Un nombre croissant d’économistes estiment que la Banque centrale européenne ne pourra pas changer ses taux directeurs cette année. Au risque de pénaliser les banques.

Mario Draghi pourrait bien être le premier président de la Banque centrale européenne (BCE) à ne pas avoir monté les taux directeurs. Les marchés ne semblent plus croire à un tour de vis avant son départ, en octobre prochain. Ni même au cours de cette année. Le taux de dépôt resterait ainsi durablement à -0,40 %. « L’étroite fenêtre pendant laquelle la BCE aurait pu relever ses taux de leurs niveaux négatifs s’est refermée », estime ainsi Simon Wells, un économiste d’HSBC. Pour ce dernier, la faible inflation ne justifie plus un tel mouvement. Pas plus qu’une croissance européenne qui devrait avoir encore perdu de sa vigueur d’ici la fin de l’été.

En outre, selon les traders, la Fed ne devrait procéder au maximum qu’à un seul relèvement du taux des Fed funds cette année, en juin. Elle pourrait le baisser en 2020. Si la BCE débute son resserrement alors que la Fed redevient accommodante, cette divergence de stratégie pourrait faire s’envoler l’euro.

Le doute s’installe

La liste des analystes estimant que la BCE conservera le statu quo cette année s’allonge. « Les marchés ne prévoient plus dans leurs prix qu’une hausse de 5 points de base en décembre 2019 », écrit l’équipe de Société Générale. Autant dire, pas de hausse du tout. RBC envisage une première hausse, de 15 points de base, au plus tôt en juin 2020. Quant au patron de la gestion obligataire européenne de Franklin Templeton, il n’anticipe plus aucun tour de vis avant 2021.

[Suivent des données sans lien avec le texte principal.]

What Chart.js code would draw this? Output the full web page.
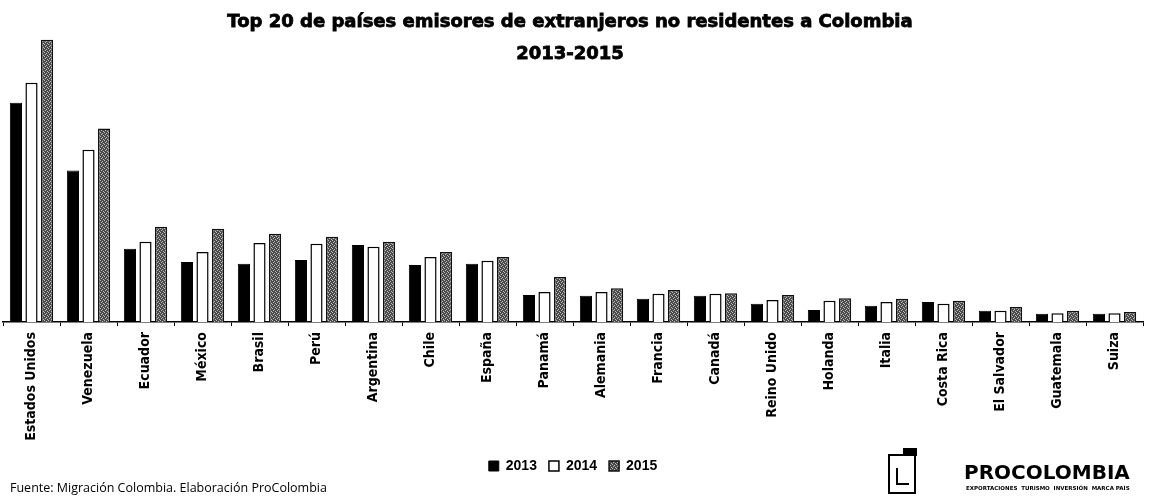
<!DOCTYPE html>
<html>
<head>
<meta charset="utf-8">
<script src="https://cdn.jsdelivr.net/npm/chart.js@4/dist/chart.umd.min.js"></script>
<style>
  html, body { margin: 0; padding: 0; background: #fff; }
  #wrap { width: 1150px; height: 500px; position: relative; }
</style>
</head>
<body>
<div id="wrap"><canvas id="c" width="1150" height="500"></canvas></div>
<script>
// Data (thousands of visitors)
const categories = ["Estados Unidos","Venezuela","Ecuador","México","Brasil","Perú","Argentina","Chile","España","Panamá","Alemania","Francia","Canadá","Reino Unido","Holanda","Italia","Costa Rica","El Salvador","Guatemala","Suiza"];
const seriesNames = ["2013","2014","2015"];
const values2013 = [350, 242, 117, 96, 93, 99, 123, 91, 93, 43, 42, 37, 42, 29, 19, 26, 32, 18, 13, 13];
const values2014 = [382, 275, 128, 112, 126, 125, 120, 104, 98, 48, 48, 45, 45, 35, 34, 32, 29, 18, 14, 14];
const values2015 = [451, 309, 152, 149, 141, 136, 128, 112, 104, 72, 54, 51, 46, 43, 38, 37, 34, 24, 18, 16];
const titleLines = ["Top 20 de países emisores de extranjeros no residentes a Colombia", "2013-2015"];
const sourceText = "Fuente: Migración Colombia. Elaboración ProColombia";
const logoText = "PROCOLOMBIA";
const logoSub = "EXPORTACIONES  TURISMO  INVERSIÓN  MARCA PAÍS";

// stipple pattern for 2015
function makePattern() {
  const p = document.createElement('canvas');
  p.width = 4; p.height = 4;
  const g = p.getContext('2d');
  g.fillStyle = '#4a4a4a'; g.fillRect(0, 0, 4, 4);
  g.fillStyle = '#bdbdbd';
  g.fillRect(0, 0, 1, 1); g.fillRect(2, 1, 1, 1); g.fillRect(1, 2, 1, 1); g.fillRect(3, 3, 1, 1);
  return g.createPattern(p, 'repeat');
}
const pattern2015 = makePattern();

const decorPlugin = {
  id: 'decor',
  afterDraw(chart) {
    const ctx = chart.ctx;
    ctx.save();
    // title
    ctx.fillStyle = '#000';
    ctx.strokeStyle = '#000';
    ctx.lineWidth = 0.8;
    ctx.textAlign = 'center';
    ctx.textBaseline = 'middle';
    ctx.font = 'bold 18px "DejaVu Sans"';
    ctx.fillText(titleLines[0], 570, 22);
    ctx.strokeText(titleLines[0], 570, 22);
    ctx.fillText(titleLines[1], 570, 54);
    ctx.strokeText(titleLines[1], 570, 54);
    // source
    ctx.textAlign = 'left';
    ctx.font = '12.5px "Open Sans"';
    ctx.fillText(sourceText, 10, 488);
    // logo icon
    ctx.lineWidth = 2;
    ctx.strokeRect(889, 455, 26, 38);
    ctx.fillRect(903, 448, 14, 8);
    ctx.beginPath();
    ctx.moveTo(897, 468); ctx.lineTo(897, 484); ctx.lineTo(909, 484);
    ctx.stroke();
    // logo text
    ctx.font = 'bold 20px "DejaVu Sans"';
    ctx.textBaseline = 'alphabetic';
    ctx.fillText(logoText, 964, 479);
    ctx.font = 'bold 5.5px "DejaVu Sans"';
    ctx.fillText(logoSub, 966, 490);
    ctx.restore();
  }
};

new Chart(document.getElementById('c'), {
  type: 'bar',
  data: {
    labels: categories,
    datasets: [
      { label: seriesNames[0], data: values2013, backgroundColor: '#000', borderColor: '#000', borderWidth: 1 },
      { label: seriesNames[1], data: values2014, backgroundColor: '#fff', borderColor: '#000', borderWidth: 1.5 },
      { label: seriesNames[2], data: values2015, backgroundColor: pattern2015, borderColor: '#111', borderWidth: 1.5 }
    ]
  },
  options: {
    responsive: false,
    animation: false,
    devicePixelRatio: 1,
    datasets: { bar: { categoryPercentage: 0.82, barPercentage: 0.78 } },
    layout: { padding: { top: 34, left: 3, right: 7, bottom: 17 } },
    plugins: {
      legend: {
        position: 'bottom',
        labels: {
          boxWidth: 10, boxHeight: 10, padding: 12,
          color: '#000',
          font: { family: '"Liberation Sans"', size: 14, weight: 'bold' }
        }
      },
      title: { display: false },
      tooltip: { enabled: false }
    },
    scales: {
      x: {
        afterFit(scale) { scale.height = 125; },
        grid: { drawOnChartArea: false, drawTicks: true, tickLength: 4, color: '#000', offset: true },
        border: { color: '#000', width: 1.5 },
        ticks: {
          color: '#000', minRotation: 90, maxRotation: 90, autoSkip: false, padding: 6,
          font: { family: '"DejaVu Sans Condensed", "DejaVu Sans"', size: 14, weight: 'bold' }
        }
      },
      y: {
        display: false,
        min: 0, max: 460
      }
    }
  },
  plugins: [decorPlugin]
});
</script>
</body>
</html>
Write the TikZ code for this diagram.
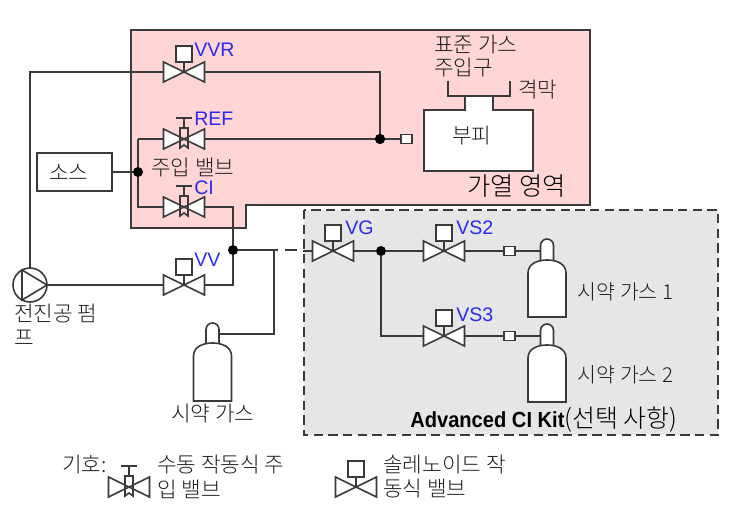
\documentclass[tikz,border=0pt]{standalone}
\usepackage{fontspec}
\setmainfont{Liberation Sans}
\newfontfamily\kr{Noto Sans CJK KR Light}
\newfontfamily\boldnarrow[FakeStretch=0.92]{Liberation Sans Bold}
\definecolor{linec}{HTML}{3A3A3A}
\definecolor{labelblue}{HTML}{2A2AF0}
\definecolor{txt}{HTML}{1E1E1E}
\definecolor{heat}{HTML}{FFD5D5}
\definecolor{kit}{HTML}{E6E6E6}
\tikzset{x=0.75pt,y=-0.75pt,
  pipe/.style={draw=linec,line width=1.2pt},
  zone/.style={draw=linec,line width=1.4pt},
  symb/.style={draw=linec,line width=1.2pt,fill=white,line join=miter},
  dotn/.style={circle,fill=black,inner sep=0pt,minimum size=7.5pt},
  sqn/.style={draw=linec,line width=1.2pt,fill=white,inner sep=0pt,minimum width=8.2pt,minimum height=6.8pt},
  krt/.style={text=txt,inner sep=0pt,align=left,font=\fontsize{16}{20}\kr},
  tag/.style={text=labelblue,inner sep=0pt,anchor=west,font=\fontsize{14.7}{16}\selectfont},
  port/.style={inner sep=0pt,minimum size=0pt}
}
\newcommand{\solvalve}[3]{% name, x, y
  \coordinate (#1) at (#2,#3);
  \coordinate (#1w) at (#2-20.5,#3);
  \coordinate (#1e) at (#2+20.5,#3);
  \draw[symb] (#2-20.5,#3-10) -- (#2+20.5,#3+10) -- (#2+20.5,#3-10) -- (#2-20.5,#3+10) -- cycle;
  \draw[symb] (#2,#3) -- (#2,#3-10);
  \draw[symb] (#2-8,#3-26) rectangle (#2+8,#3-10);
}
\newcommand{\manvalve}[3]{% name, x, y
  \coordinate (#1) at (#2,#3);
  \coordinate (#1w) at (#2-20.5,#3);
  \coordinate (#1e) at (#2+20.5,#3);
  \draw[symb] (#2-20.5,#3-10) -- (#2+20.5,#3+10) -- (#2+20.5,#3-10) -- (#2-20.5,#3+10) -- cycle;
  \draw[symb] (#2-8,#3-21) -- (#2+8,#3-21) (#2,#3-21) -- (#2,#3-11);
  \draw[symb,fill=none] (#2-4,#3-11) -- (#2+4,#3-11) -- (#2+4,#3+9) -- (#2,#3+6) -- (#2-4,#3+9) -- cycle;
}
\newcommand{\cylinder}[5]{% name, neck-centre x, top y, shoulder y, bottom y
  \coordinate (#1) at (#2-6.5,#3+12);
  \coordinate (#1e) at (#2+6.5,#3+12);
  \draw[symb] (#2-6.5,#4) -- (#2-6.5,#3+6.5) arc[start angle=180,end angle=360,radius=6.5] -- (#2+6.5,#4);
  \draw[symb] (#2-19,#5) -- (#2-19,#4+13) .. controls (#2-19,#4+4) and (#2-10,#4) .. (#2,#4) .. controls (#2+10,#4) and (#2+19,#4+4) .. (#2+19,#4+13) -- (#2+19,#5) -- cycle;
}
\begin{document}
\begin{tikzpicture}
\useasboundingbox (0,0) rectangle (736,513);
% zones
\draw[zone,fill=heat] (131,30) -- (590,30) -- (590,205) -- (246,205) -- (246,228) -- (131,228) -- cycle;
\draw[zone,fill=kit,dashed,dash pattern=on 7pt off 4pt] (304,210) rectangle (718,435);

% junctions and ports
\coordinate (pumpn) at (30,268);
\coordinate (pumpe) at (47,285);
\node[dotn] (j1) at (380,139) {};
\node[dotn] (j2) at (138,172) {};
\node[dotn] (j3) at (233,250) {};
\node[dotn] (j4) at (381,251) {};
\coordinate (c1) at (274,250);
\coordinate (c0) at (278,250);
\coordinate (d1) at (285,250);
\coordinate (d2) at (297,250);
\coordinate (d3) at (303,251);

% pipes under the symbols
\draw[pipe] (pumpn) |- (184,72);
\draw[pipe] (184,72) -| (j1);
\draw[pipe] (138,139) -- (j1);
\draw[pipe] (138,139) -- (j2) -- (138,207) -- (233,207) -- (j3);
\draw[pipe] (pumpe) -- (233,285) -- (j3);
\draw[pipe] (j3) -- (c0);
\draw[pipe] (d1) -- (d2);
\draw[pipe] (d3) -- (j4) -- (541,251);
\draw[pipe] (j4) |- (541,336);
\draw[pipe] (c1) |- (219,334);

% source
\node[draw=linec,line width=1.2pt,fill=white,minimum width=56.5pt,minimum height=28.5pt,inner sep=0pt,krt] (src) at (74.5,172) {소스\hspace{8.5pt}};
\draw[pipe] (src.east) -- (j2);

% sample
\draw[symb] (424,110) -- (465,110) -- (465,96) -- (493,96) -- (493,110) -- (533,110) -- (533,171) -- (424,171) -- cycle;
\draw[pipe] (448,81) -- (448,96) -- (510,96) -- (510,81);
\node[sqn] (s1) at (406.5,139) {};
\draw[pipe] (j1) -- (s1);
\node[dotn] at (j1) {};

% valves
\solvalve{vvr}{184}{72}
\manvalve{ref}{184}{139}
\manvalve{ci}{184}{207}
\solvalve{vv}{184}{285}
\solvalve{vg}{333}{251}
\solvalve{vsa}{444}{251}
\solvalve{vsb}{444}{336}
\manvalve{lgm}{129}{487}
\solvalve{lgs}{356}{487}
\node[sqn] (s2) at (509.5,251) {};
\node[sqn] (s3) at (509.5,336) {};

% pump
\draw[symb] (30,285) circle[radius=17];
\draw[symb,fill=none] (22,270) -- (22,300) -- (47,285) -- cycle;

% cylinders
\cylinder{cy0}{212.5}{323}{343}{401}
\cylinder{cy1}{547}{239}{260}{317}
\cylinder{cy2}{547}{324}{345}{402}

% tags
\node[tag] (tvvr) at (194,50) {VVR};
\node[tag] (tref) at (194,119) {REF};
\node[tag] (tci) at (194,188) {CI};
\node[tag] (tvv) at (194,260) {VV};
\node[tag] (tvg) at (345,228) {VG};
\node[tag] (tvs2) at (456,228) {VS2};
\node[tag] (tvs3) at (456,315) {VS3};

% korean labels
\node[krt,anchor=west] (t1) at (434,45) {표준 가스};
\node[krt,anchor=west] (t2) at (434,68) {주입구};
\node[krt,anchor=west] (t3) at (518,90) {격막};
\node[krt,anchor=west] (t4) at (452,136) {부피};
\node[krt,anchor=west,font=\fontsize{19}{20}\kr,text=black] (t5) at (467,186) {가열 영역};
\node[krt,anchor=west] (t6) at (151,168) {주입 밸브};
\node[krt,anchor=west] (t7) at (14,313) {전진공 펌};
\node[krt,anchor=west] (t8) at (14,338) {프};
\node[krt,anchor=west] (t9) at (171,414) {시약 가스};
\node[krt,anchor=west,font=\fontsize{15.4}{20}\kr] (t10) at (577.5,292) {시약 가스 1};
\node[krt,anchor=west,font=\fontsize{15.4}{20}\kr] (t11) at (577.5,375) {시약 가스 2};
\node[krt,anchor=west,text=black,font=\fontsize{18.7}{20}\kr] (t12) at (410,420) {{\boldnarrow\fontsize{16.4}{18}\selectfont Advanced CI Kit}(선택 사항)};
\node[krt,anchor=west] (t13) at (62,465) {기호:};
\node[krt,anchor=west] (t14) at (157,465) {수동 작동식 주};
\node[krt,anchor=west] (t15) at (157,489) {입 밸브};
\node[krt,anchor=west] (t16) at (383,465) {솔레노이드 작};
\node[krt,anchor=west] (t17) at (383,489) {동식 밸브};
\end{tikzpicture}
\end{document}
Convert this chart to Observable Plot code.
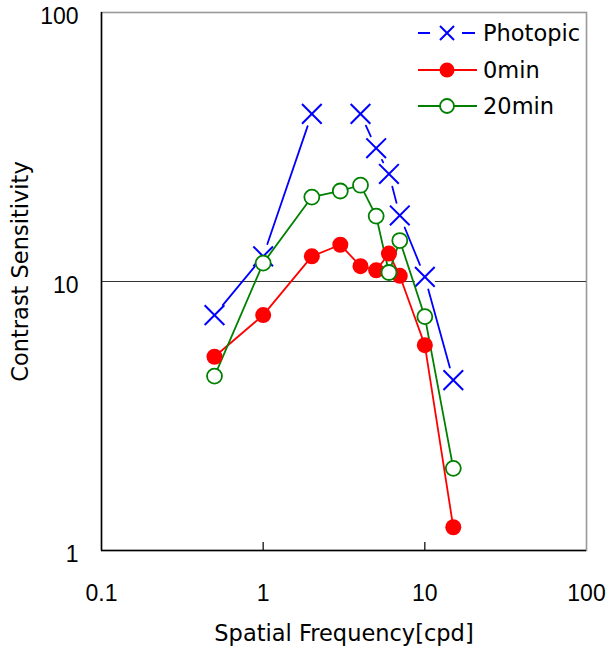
<!DOCTYPE html>
<html>
<head>
<meta charset="utf-8">
<script src="https://cdn.jsdelivr.net/npm/d3@7"></script>
<script src="https://cdn.jsdelivr.net/npm/@observablehq/plot@0.6"></script>
<style>
  html, body { margin: 0; padding: 0; background: #fff; }
  #wrap { position: relative; width: 610px; height: 648px; font-family: "DejaVu Sans", sans-serif; }
  #legend { position: absolute; left: 418px; top: 15px; }
  .row { display: flex; align-items: center; height: 36.5px; font-size: 22.5px; color: #000; }
  .row svg { display: block; margin-right: 5px; }
</style>
</head>
<body>
<div id="wrap"></div>
<script>
// ---- data ----
const freqPhotopic = [0.5, 1, 2, 4, 5, 6, 7, 10, 15];
const photopic     = [7.5, 12.4, 42, 42, 31.3, 25.1, 17.6, 10.4, 4.3];
const photopicRun  = [1, 1, 1, 2, 2, 2, 2, 2, 2];   // line is broken between 2 and 4 cpd
const freq   = [0.5, 1, 2, 3, 4, 5, 6, 7, 10, 15];
const min0   = [5.25, 7.5, 12.4, 13.7, 11.4, 11.0, 12.7, 10.5, 5.8, 1.22];
const min20  = [4.45, 11.7, 20.6, 21.7, 22.8, 17.5, 10.8, 14.2, 7.4, 2.02];
const xTicks = [0.1, 1, 10, 100];
const yTicks = [1, 10, 100];
const seriesNames = ["Photopic", "0min", "20min"];
const colors = {Photopic: "#0000ff", "0min": "#ff0000", "20min": "#008000"};

const photoData = freqPhotopic.map((f, i) => ({f, v: photopic[i], run: photopicRun[i]}));
const photoSegs = [];
for (let i = 1; i < photoData.length; i++) {
  if (photoData[i].run === photoData[i - 1].run) photoSegs.push({a: photoData[i - 1], b: photoData[i]});
}
const d0  = freq.map((f, i) => ({f, v: min0[i]}));
const d20 = freq.map((f, i) => ({f, v: min20[i]}));

const W = 610, H = 648, mt = 12, mr = 24, mb = 98, ml = 101;
const font = "DejaVu Sans, sans-serif";
const tickFont = "Liberation Sans, Arial, sans-serif";

const chart = Plot.plot({
  width: W, height: H,
  marginTop: mt, marginRight: mr, marginBottom: mb, marginLeft: ml,
  style: {fontFamily: font, background: "#fff", color: "#000"},
  x: {type: "log", domain: [0.1, 100]},
  y: {type: "log", domain: [1, 100]},
  marks: [
    Plot.frame({stroke: "#999", strokeWidth: 1.6}),
    Plot.ruleY([10], {stroke: "#333", strokeWidth: 1.2}),
    Plot.ruleX([0.1], {stroke: "#000", strokeWidth: 1.5}),
    Plot.ruleY([1], {stroke: "#000", strokeWidth: 1.5}),
    Plot.tickX([1, 10], {stroke: "#000", strokeWidth: 1.2, insetTop: H - mt - mb - 8}),
    Plot.axisX({ticks: xTicks, tickSize: 0, tickPadding: 34, fontSize: 23, fontFamily: tickFont, tickFormat: d => String(d), label: null}),
    Plot.axisY({ticks: yTicks, tickSize: 0, tickPadding: 23, fontSize: 23, fontFamily: tickFont, tickFormat: d => String(d), dy: 4, label: null}),
    Plot.text(["Spatial Frequency[cpd]"], {frameAnchor: "bottom", dy: 83, fontSize: 22.5, text: d => d, lineAnchor: "middle", textAnchor: "middle"}),
    Plot.text(["Contrast Sensitivity"], {frameAnchor: "left", dx: -81, dy: -10, rotate: -90, fontSize: 22.5, text: d => d, lineAnchor: "middle", textAnchor: "middle"}),
    // Photopic (drawn first, behind)
    Plot.dot(photoData, {x: "f", y: "v", r: 11, fill: "#fff", stroke: null}),
    Plot.arrow(photoSegs, {x1: d => d.a.f, y1: d => d.a.v, x2: d => d.b.f, y2: d => d.b.v,
      stroke: colors.Photopic, strokeWidth: 1.8, headLength: 0, insetStart: 13, insetEnd: 13}),
    Plot.dot(photoData, {x: "f", y: "v", symbol: "times", r: 9, stroke: colors.Photopic, strokeWidth: 2}),
    // 0min and 20min
    Plot.line(d0, {x: "f", y: "v", stroke: colors["0min"], strokeWidth: 1.8}),
    Plot.line(d20, {x: "f", y: "v", stroke: colors["20min"], strokeWidth: 1.8}),
    Plot.dot(d0, {x: "f", y: "v", r: 8, fill: colors["0min"], stroke: null}),
    Plot.dot(d20, {x: "f", y: "v", r: 7.5, fill: "#fff", stroke: colors["20min"], strokeWidth: 1.8})
  ]
});

const wrap = document.getElementById("wrap");
wrap.appendChild(chart);

// legend
const legend = document.createElement("div");
legend.id = "legend";
const sym = {
  Photopic: `<line x1="0" y1="12" x2="12" y2="12" stroke="#0000ff" stroke-width="2"/><line x1="44" y1="12" x2="57" y2="12" stroke="#0000ff" stroke-width="2"/><path d="M22,5L36,19M36,5L22,19" stroke="#0000ff" stroke-width="2" fill="none"/>`,
  "0min": `<line x1="0" y1="12" x2="59" y2="12" stroke="#ff0000" stroke-width="2"/><circle cx="29" cy="12" r="7.5" fill="#ff0000"/>`,
  "20min": `<line x1="0" y1="12" x2="59" y2="12" stroke="#008000" stroke-width="2"/><circle cx="29" cy="12" r="7" fill="#fff" stroke="#008000" stroke-width="1.8"/>`
};
legend.innerHTML = seriesNames.map(n =>
  `<div class="row"><svg width="60" height="24">${sym[n]}</svg><span>${n}</span></div>`).join("");
wrap.appendChild(legend);
</script>
</body>
</html>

« Les marchés qui prévoient un statu quo monétaire à la BCE se demandaient en fin d’année dernière si la Fed procéderait à trois ou quatre hausses de taux en 2019 et s’attendent maintenant à leur baisse », tempère Frederik Ducrozet chez Pictet Wealth.

Selon lui, si l’économie s’améliore au deuxième trimestre, notamment si les indices PMI sont mieux orientés, l’institut d’émission aura les coudées plus franches.

Un début de normalisation

« La BCE devrait au moins essayer de ramener le taux de dépôt à zéro fin 2019 ou au plus tard début 2020, envisage Stéphane Déo, à La Banque Postale AM. Il s’agirait plus d’une normalisation que d’un resserrement. » Un changement qui soulagerait notamment la pression sur les établissements bancaires.

« Pendant longtemps, la BCE a expliqué que l’effet défavorable des taux négatifs sur la rentabilité des banques était plus que contrebalancé par le bénéfice des autres mesures accommodantes, notamment les achats d’actifs », témoigne Frederik Ducrozet. Mais avec l’arrêt du QE, cet équilibre n’existe plus. « Les profits des banques, s’ils sont mis en réserve, viennent augmenter leur bilan et donc leur capacité à prêter, explique Stéphane Déo. Une rentabilité qui s’érode est donc potentiellement synonyme d’un moindre financement de l’économie. »

Avec un taux simplement ramené à zéro, la BCE ne risque-t-elle pas de se retrouver dépourvue de munitions si l’économie se détériore encore ? « Elle dispose d’autres outils, explique Frederik Ducrozet. Elle peut utiliser sa communication, mais également son bilan de plus de 4.700 milliards d’euros et les prêts TLTRO (aux banques). »

Les marchés croient en effet à une nouvelle vague de prêts de long terme à taux extrêmement faibles. Selon Candriam, elle pourrait être lancée d’ici juin, pour soutenir les établissements italiens, qui doivent refinancer 250 milliards auprès de la BCE. Une échéance importante se présente pour eux en juin 2019, une autre en juin 2020, quand deux tiers du montant de TLTRO devra être remboursé. Sans intervention de la Banque centrale, leurs ratios de liquidités vont se dégrader fortement.